5º Domingo do Tempo Comum – Ano C

(Is 6,1-8; Sl 137[138]; 1Cor 15,1-11; Lc 5,1-11)

1. A página que Lucas nos oferece nesse domingo é composta por três quadros distintos, quase como uma sequência cinematográfica ambientada no lago da Galileia e caracterizada por alguns elementos fixos: barca, peixe, redes e pescadores.

2. A primeira cena nos apresenta Jesus como Mestre da multidão que está ao seu redor, subindo numa barca para melhor projetar a sua voz e ser visto. Depois da pregação vem o milagre da pesca ‘insólita’. Esta produz uma transformação na vida daqueles homens. Deixam tudo para seguir Jesus. 

3. Para além desses elementos exteriores mais aparentes, tem um elemento comum fundamental nos três episódios em rápida sucessão: a palavra, ou melhor, a força da palavra.

4. O protagonista é sempre Jesus com a força de sua palavra eficaz, transformadora. O milagre é precisamente o de uma Palavra que traz em sim potência, vida, energia. É a mesma palavra que ensina, que provoca o milagre e que chama os discípulos.

5. É sobretudo no episódio central, da pesca milagrosa, que aparece em plena evidência força da Palavra. Depois que Pedro deixa calar a voz da experiência e do insucesso é que o milagre vem, por assim dizer, antecipado. O verdadeiro milagre é essa confiança numa palavra sem igual; de uma rede lançada sob uma palavra.

6. O nosso tempo, inundado de rios de palavras, parece ter perdido a atenção a essa Palavra, e inevitavelmente diminui a fé nas palavras. Nossa mentalidade ocidental nos leva a considerar a palavra exclusivamente como veículo do pensamento do que queremos exprimir.

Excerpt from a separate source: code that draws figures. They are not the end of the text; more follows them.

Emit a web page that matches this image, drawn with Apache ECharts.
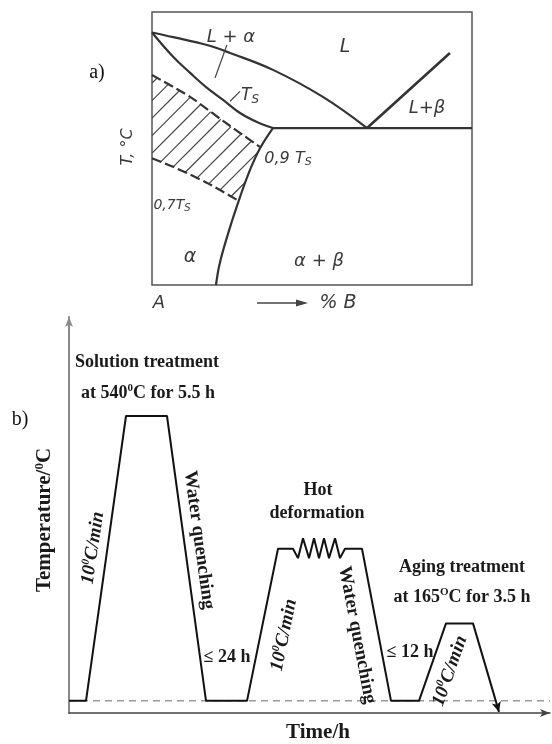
<!DOCTYPE html>
<html><head><meta charset="utf-8">
<script src="https://cdn.jsdelivr.net/npm/echarts/dist/echarts.min.js"></script>
<style>html,body{margin:0;padding:0;background:#fff}#c{width:552px;height:744px}</style>
</head><body><div id="c"></div>
<script>
// ---------- Panel a: phase diagram (x: % B, y: relative temperature 0-100) ----------
const liquidusAlpha = [[0,92.5],[6.6,90.8],[17.2,87.9],[24.4,85.0],[37.8,78.8],[53.4,68.9],[67.2,57.5]];
const solidusAlpha  = [[0,92.5],[6.6,83.6],[11.9,77.7],[17.2,72.2],[22.2,67.8],[27.5,63.0],[32.8,59.7],[37.8,57.5]];
const eutecticLine  = [[37.8,57.5],[100,57.5]];
const liquidusBeta  = [[67.2,57.5],[93.1,85.0]];
const solvusAlpha   = [[37.8,57.5],[33.8,50.2],[30.6,42.1],[27.5,32.2],[24.4,21.2],[21.2,8.1],[20,0]];
const upper09Ts     = [[0,76.9],[11.9,68.9],[22.2,60.1],[33.8,50.5]];
const lower07Ts     = [[0,46.4],[6.6,43.3],[17.2,37.4],[27.1,30.8]];
const leaderLA      = [[19.7,75.8],[23.4,87.9]];
const leaderTs      = [[24.4,67.3],[27.5,70.9]];

// ---------- Panel b: heat-treatment schedule ----------
const profileTime = [0,17,57,98,137,178,209,224,229,234,240,245,250,255,260,266,271,276,293,322,350,377,404,430];
const profileTemp = [25,25,540,540,25,25,300,300,283,319,283,319,283,319,283,319,283,300,300,25,25,165,165,5];
const roomTemp = 25;
const timeMax = 481;

// hatch polygon from the arrays
const lowEnd = lower07Ts[lower07Ts.length-1][1], upEnd = upper09Ts[upper09Ts.length-1][1];
const hatchPoly = upper09Ts
  .concat(solvusAlpha.filter(p => p[1] < upEnd && p[1] > lowEnd))
  .concat(lower07Ts.slice().reverse());

const profileData = profileTime.map((t,i) => {
  if (i === profileTime.length-1) {
    return {value:[t, profileTemp[i]], symbol:'arrow', symbolSize:[7,10], symbolRotate:196, itemStyle:{color:'#111'}};
  }
  return [t, profileTemp[i]];
});

const chart = echarts.init(document.getElementById('c'), null, {renderer:'canvas'});

function lineA(data, smooth, extra) {
  return Object.assign({
    type:'line', xAxisIndex:0, yAxisIndex:0, data:data, smooth:smooth, showSymbol:false,
    lineStyle:{color:'#333', width:2.2}, silent:true, z:3
  }, extra||{});
}

const serif = 'Liberation Serif';
const sansI = 'DejaVu Sans';
function TB(text, x, y, size, rotDeg, opts) {
  opts = opts || {};
  const fam = opts.family||serif, w = opts.weight||'bold', st = opts.style||'normal', col = opts.fill||'#1a1a1a';
  return {
    type:'text', x:x, y:y, rotation:(rotDeg||0)*Math.PI/180, z:10,
    style:{
      text:text, fill:col, align:'center', verticalAlign:'middle',
      fontFamily:fam, fontSize:size, fontWeight:w, fontStyle:st, lineHeight:size+2,
      rich:{
        s:{fontSize:Math.round(size*0.6), fontFamily:fam, fontWeight:w, fontStyle:st, verticalAlign:'top', lineHeight:Math.round(size*0.6), fill:col},
        b:{fontSize:Math.round(size*0.7), fontFamily:fam, fontWeight:w, fontStyle:st, verticalAlign:'bottom', lineHeight:Math.round(size*0.7), fill:col}
      }
    }
  };
}
function TA(text, x, y, size, rotDeg) {
  return TB(text, x, y, size, rotDeg, {family:sansI, weight:'normal', style:'italic', fill:'#3a3a3a'});
}

const option = {
  animation:false,
  backgroundColor:'#fff',
  grid:[
    {left:152, top:12, width:320, height:273, show:true, borderColor:'#555', borderWidth:1.5, backgroundColor:'transparent'},
    {left:69, top:317, width:timeMax, height:396}
  ],
  xAxis:[
    {gridIndex:0, type:'value', min:0, max:100, show:false},
    {gridIndex:1, type:'value', min:0, max:timeMax,
      axisLine:{show:true, symbol:['none','arrow'], symbolSize:[6,10], lineStyle:{color:'#444', width:1.5}},
      axisTick:{show:false}, axisLabel:{show:false}, splitLine:{show:false}}
  ],
  yAxis:[
    {gridIndex:0, type:'value', min:0, max:100, show:false},
    {gridIndex:1, type:'value', min:3, max:719,
      axisLine:{show:true, symbol:['none','arrow'], symbolSize:[6,10], lineStyle:{color:'#8a8a8a', width:2}},
      axisTick:{show:false}, axisLabel:{show:false}, splitLine:{show:false}}
  ],
  series:[
    lineA(liquidusAlpha, 0.4),
    lineA(solidusAlpha, 0.4),
    lineA(eutecticLine, false),
    lineA(liquidusBeta, false, {lineStyle:{color:'#333', width:2.6}}),
    lineA(solvusAlpha, 0.4),
    lineA(upper09Ts, 0.3, {lineStyle:{color:'#333', width:2.2, type:[10,4]}}),
    lineA(lower07Ts, 0.3, {lineStyle:{color:'#333', width:2.2, type:[10,4]}}),
    lineA(leaderLA, false, {lineStyle:{color:'#444', width:1.2}}),
    lineA(leaderTs, false, {lineStyle:{color:'#444', width:1.2}}),
    {
      type:'custom', xAxisIndex:0, yAxisIndex:0, data:[[0,0]], silent:true, z:2,
      renderItem:function(params, api){
        const pts = hatchPoly.map(p => api.coord(p));
        const sums = pts.map(p => p[0]+p[1]);
        const cMin = Math.min.apply(null,sums), cMax = Math.max.apply(null,sums);
        const step = 17.5;
        const children = [];
        for (let c = cMin + 8; c < cMax; c += step) {
          const hits = [];
          for (let i=0;i<pts.length;i++){
            const a = pts[i], b = pts[(i+1)%pts.length];
            const fa = a[0]+a[1]-c, fb = b[0]+b[1]-c;
            if ((fa<0 && fb>=0) || (fa>=0 && fb<0)) {
              const t = fa/(fa-fb);
              hits.push([a[0]+(b[0]-a[0])*t, a[1]+(b[1]-a[1])*t]);
            }
          }
          hits.sort((p,q)=>p[0]-q[0]);
          for (let k=0;k+1<hits.length;k+=2){
            children.push({type:'line', shape:{x1:hits[k][0],y1:hits[k][1],x2:hits[k+1][0],y2:hits[k+1][1]},
              style:{stroke:'#444', lineWidth:1.2}});
          }
        }
        return {type:'group', children:children};
      }
    },
    {
      type:'line', xAxisIndex:1, yAxisIndex:1, silent:true, showSymbol:false, z:1,
      data:[[0,roomTemp],[timeMax,roomTemp]],
      lineStyle:{color:'#9a9a9a', width:1.5, type:[7,5]}
    },
    {
      type:'line', xAxisIndex:1, yAxisIndex:1, silent:true, z:3,
      showSymbol:true, symbol:'none',
      data:profileData,
      lineStyle:{color:'#111', width:2}
    }
  ],
  graphic:[
    // panel a labels
    TB('a)', 97, 73, 20, 0, {weight:'normal', fill:'#111'}),
    TA('T, °C', 128, 147, 16, 90),
    TA('L + α', 231, 37, 18),
    TA('L', 345, 47, 19),
    TA('T{b|S}', 250, 96, 17),
    TA('L+β', 427, 108, 18),
    TA('0,9 T{b|S}', 288, 159, 16),
    TA('0,7T{b|S}', 172, 205, 14),
    TA('α', 190, 257, 19),
    TA('α + β', 319, 261, 18),
    TA('A', 159, 303, 18),
    TA('% B', 338, 303, 19),
    {type:'line', shape:{x1:257,y1:303,x2:300,y2:303}, style:{stroke:'#444', lineWidth:1.5}},
    {type:'polygon', shape:{points:[[308,303],[296,299.5],[296,306.5]]}, style:{fill:'#444'}},
    // panel b labels
    TB('b)', 20, 420, 20, 0, {weight:'normal', fill:'#111'}),
    TB('Solution treatment', 147, 362, 18),
    TB('at 540{s|0}C for 5.5 h', 148, 393, 18),
    TB('Temperature/{s|0}C', 45, 520, 21, 90),
    TB('10{s|0}C/min', 93, 548, 19, 81.4, {style:'italic'}),
    TB('Water quenching', 199, 540, 19, -82.2),
    TB('≤ 24 h', 227, 657, 18),
    TB('Hot', 318, 490, 18),
    TB('deformation', 317, 513, 18),
    TB('10{s|0}C/min', 284, 635, 19, 78.5, {style:'italic'}),
    TB('Water quenching', 357, 635, 19, -79.2),
    TB('≤ 12 h', 410, 652, 18),
    TB('Aging treatment', 462, 567, 18),
    TB('at 165{s|O}C for 3.5 h', 462, 597, 18),
    TB('10{s|0}C/min', 450, 671, 19, 70.7, {style:'italic'}),
    TB('Time/h', 318, 733, 21)
  ]
};
chart.setOption(option);
</script>
</body></html>
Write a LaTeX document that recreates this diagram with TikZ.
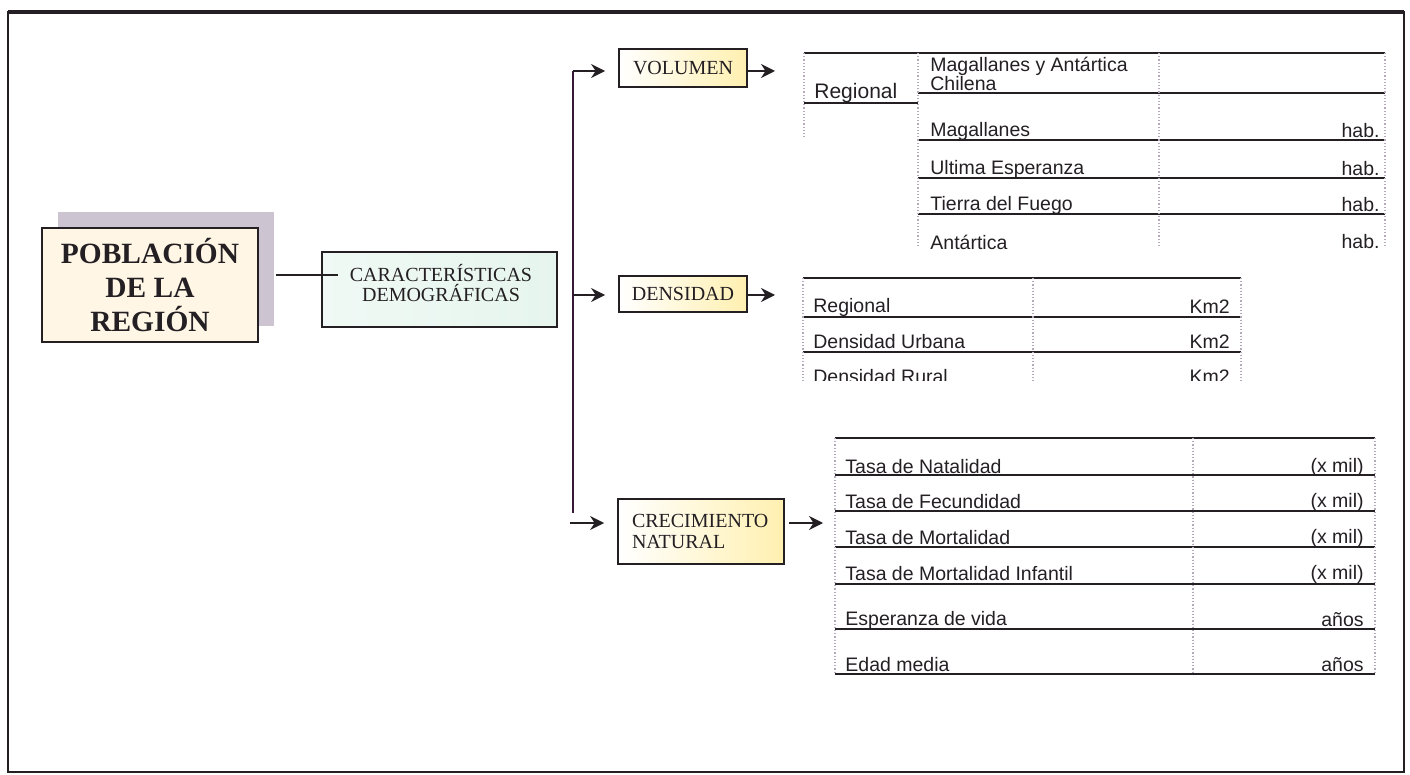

7. Para o espírito hebraico, a palavra é algo mais que um veículo de uma ideia. A palavra é veículo de uma força. A mentalidade semita concebe a palavra como uma realidade viva, que tem em si força, movimento, atividade. É uma palavra ação, que faz acontecer.

8. Podemos assim compreender, nesta perspectiva, a importância que tinham as bênçãos e as maldições para os orientais. Quando vinham pronunciadas, tornavam-se irrevogáveis, eficazes.

9. A palavra de Deus não é só ensinamento, é também ordem, imperativo, ato criador, como nos diz o Gênesis. Jesus fala e sua palavra faz curar o doente, cessar a tempestade, multiplicar os pães, perdoa os pecados, as redes se enchem de peixes, os mortos tornam a viver. Uma palavra que sempre produz algo, não volta vazia (cf. Is 55,10-11).

10. É quando nos damos conta como hoje esvaziamos as palavras da sua verdade essencial, da sua realidade mais íntima, da sua força desconcertante. Desconsagramos as palavras. Tratamo-las às pressas. E por isso nosso tempo se tornou cansado das ‘palavras’. Dizemos: queremos fatos, não palavras.

11. Precisamos recolocar as nossas palavras ‘desgastadas’ ao lado da Palavra sempre nova, que é vida. Permitir que a nossa vida seja colocada em discussão por esta Palavra única. Talvez assim nossas palavras voltem a dizer alguma coisa, e voltem, sobretudo, a serem ‘fatos’, não conversa fiada. O mundo precisa de palavras, porque precisa de fatos.